**SHORT TASK**
Leave out every picture, then transcribe the rest of the listing exactly.

**DATA EXCERPT**
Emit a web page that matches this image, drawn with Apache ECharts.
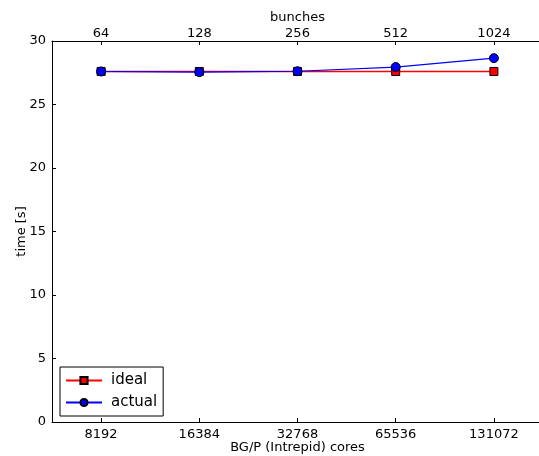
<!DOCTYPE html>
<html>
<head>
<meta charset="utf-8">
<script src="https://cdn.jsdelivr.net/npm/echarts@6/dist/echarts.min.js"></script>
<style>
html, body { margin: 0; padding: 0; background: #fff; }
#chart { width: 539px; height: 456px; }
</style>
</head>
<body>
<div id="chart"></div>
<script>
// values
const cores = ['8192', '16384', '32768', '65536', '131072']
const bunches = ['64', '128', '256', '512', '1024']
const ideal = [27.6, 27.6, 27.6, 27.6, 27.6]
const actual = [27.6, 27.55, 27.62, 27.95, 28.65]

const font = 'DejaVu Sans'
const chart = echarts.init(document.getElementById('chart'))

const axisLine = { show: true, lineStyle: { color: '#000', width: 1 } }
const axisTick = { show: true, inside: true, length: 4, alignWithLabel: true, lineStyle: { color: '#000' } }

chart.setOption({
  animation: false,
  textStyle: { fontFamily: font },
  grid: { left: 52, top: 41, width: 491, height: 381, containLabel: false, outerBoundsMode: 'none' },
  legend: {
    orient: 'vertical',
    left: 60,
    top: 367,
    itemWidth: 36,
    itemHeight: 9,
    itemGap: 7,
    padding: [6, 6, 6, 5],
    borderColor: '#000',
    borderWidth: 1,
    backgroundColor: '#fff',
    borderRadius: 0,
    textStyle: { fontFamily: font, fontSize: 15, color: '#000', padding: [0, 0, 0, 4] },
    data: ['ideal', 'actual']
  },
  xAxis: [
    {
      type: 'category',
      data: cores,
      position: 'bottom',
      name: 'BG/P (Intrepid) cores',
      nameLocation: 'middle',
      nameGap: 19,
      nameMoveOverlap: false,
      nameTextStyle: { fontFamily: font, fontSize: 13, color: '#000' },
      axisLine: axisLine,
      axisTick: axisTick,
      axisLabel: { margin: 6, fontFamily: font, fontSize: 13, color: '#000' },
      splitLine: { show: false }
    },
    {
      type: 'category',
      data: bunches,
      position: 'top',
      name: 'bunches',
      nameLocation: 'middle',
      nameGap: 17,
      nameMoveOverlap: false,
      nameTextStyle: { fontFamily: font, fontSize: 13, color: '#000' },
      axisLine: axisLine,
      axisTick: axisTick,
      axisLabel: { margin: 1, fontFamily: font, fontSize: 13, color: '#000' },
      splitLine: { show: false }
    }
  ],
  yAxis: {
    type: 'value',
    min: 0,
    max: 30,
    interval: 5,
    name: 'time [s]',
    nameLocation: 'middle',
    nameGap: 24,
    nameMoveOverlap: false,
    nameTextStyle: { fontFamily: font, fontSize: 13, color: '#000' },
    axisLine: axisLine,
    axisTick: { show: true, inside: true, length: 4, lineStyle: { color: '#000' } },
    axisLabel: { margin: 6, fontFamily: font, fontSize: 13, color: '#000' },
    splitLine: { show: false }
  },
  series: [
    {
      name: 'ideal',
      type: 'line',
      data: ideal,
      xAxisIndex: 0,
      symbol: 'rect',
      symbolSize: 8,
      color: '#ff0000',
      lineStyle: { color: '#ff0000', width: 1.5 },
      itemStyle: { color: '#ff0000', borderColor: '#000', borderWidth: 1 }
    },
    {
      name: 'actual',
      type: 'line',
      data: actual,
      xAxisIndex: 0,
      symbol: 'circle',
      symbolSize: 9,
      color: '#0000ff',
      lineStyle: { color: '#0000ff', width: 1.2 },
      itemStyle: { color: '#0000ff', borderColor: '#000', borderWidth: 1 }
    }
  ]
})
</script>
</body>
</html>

**SOLVED EXERCISE**
Emit a web page that matches this image, drawn with Apache ECharts.
<!DOCTYPE html>
<html>
<head>
<meta charset="utf-8">
<script src="https://cdn.jsdelivr.net/npm/echarts@6/dist/echarts.min.js"></script>
<style>
html, body { margin: 0; padding: 0; background: #fff; }
#chart { width: 539px; height: 456px; }
</style>
</head>
<body>
<div id="chart"></div>
<script>
// values
const cores = ['8192', '16384', '32768', '65536', '131072']
const bunches = ['64', '128', '256', '512', '1024']
const ideal = [27.6, 27.6, 27.6, 27.6, 27.6]
const actual = [27.6, 27.55, 27.62, 27.95, 28.65]

const font = 'DejaVu Sans'
const chart = echarts.init(document.getElementById('chart'))

const axisLine = { show: true, lineStyle: { color: '#000', width: 1 } }
const axisTick = { show: true, inside: true, length: 4, alignWithLabel: true, lineStyle: { color: '#000' } }

chart.setOption({
  animation: false,
  textStyle: { fontFamily: font },
  grid: { left: 52, top: 41, width: 491, height: 381, containLabel: false, outerBoundsMode: 'none' },
  legend: {
    orient: 'vertical',
    left: 60,
    top: 367,
    itemWidth: 36,
    itemHeight: 9,
    itemGap: 7,
    padding: [6, 6, 6, 5],
    borderColor: '#000',
    borderWidth: 1,
    backgroundColor: '#fff',
    borderRadius: 0,
    textStyle: { fontFamily: font, fontSize: 15, color: '#000', padding: [0, 0, 0, 4] },
    data: ['ideal', 'actual']
  },
  xAxis: [
    {
      type: 'category',
      data: cores,
      position: 'bottom',
      name: 'BG/P (Intrepid) cores',
      nameLocation: 'middle',
      nameGap: 19,
      nameMoveOverlap: false,
      nameTextStyle: { fontFamily: font, fontSize: 13, color: '#000' },
      axisLine: axisLine,
      axisTick: axisTick,
      axisLabel: { margin: 6, fontFamily: font, fontSize: 13, color: '#000' },
      splitLine: { show: false }
    },
    {
      type: 'category',
      data: bunches,
      position: 'top',
      name: 'bunches',
      nameLocation: 'middle',
      nameGap: 17,
      nameMoveOverlap: false,
      nameTextStyle: { fontFamily: font, fontSize: 13, color: '#000' },
      axisLine: axisLine,
      axisTick: axisTick,
      axisLabel: { margin: 1, fontFamily: font, fontSize: 13, color: '#000' },
      splitLine: { show: false }
    }
  ],
  yAxis: {
    type: 'value',
    min: 0,
    max: 30,
    interval: 5,
    name: 'time [s]',
    nameLocation: 'middle',
    nameGap: 24,
    nameMoveOverlap: false,
    nameTextStyle: { fontFamily: font, fontSize: 13, color: '#000' },
    axisLine: axisLine,
    axisTick: { show: true, inside: true, length: 4, lineStyle: { color: '#000' } },
    axisLabel: { margin: 6, fontFamily: font, fontSize: 13, color: '#000' },
    splitLine: { show: false }
  },
  series: [
    {
      name: 'ideal',
      type: 'line',
      data: ideal,
      xAxisIndex: 0,
      symbol: 'rect',
      symbolSize: 8,
      color: '#ff0000',
      lineStyle: { color: '#ff0000', width: 1.5 },
      itemStyle: { color: '#ff0000', borderColor: '#000', borderWidth: 1 }
    },
    {
      name: 'actual',
      type: 'line',
      data: actual,
      xAxisIndex: 0,
      symbol: 'circle',
      symbolSize: 9,
      color: '#0000ff',
      lineStyle: { color: '#0000ff', width: 1.2 },
      itemStyle: { color: '#0000ff', borderColor: '#000', borderWidth: 1 }
    }
  ]
})
</script>
</body>
</html>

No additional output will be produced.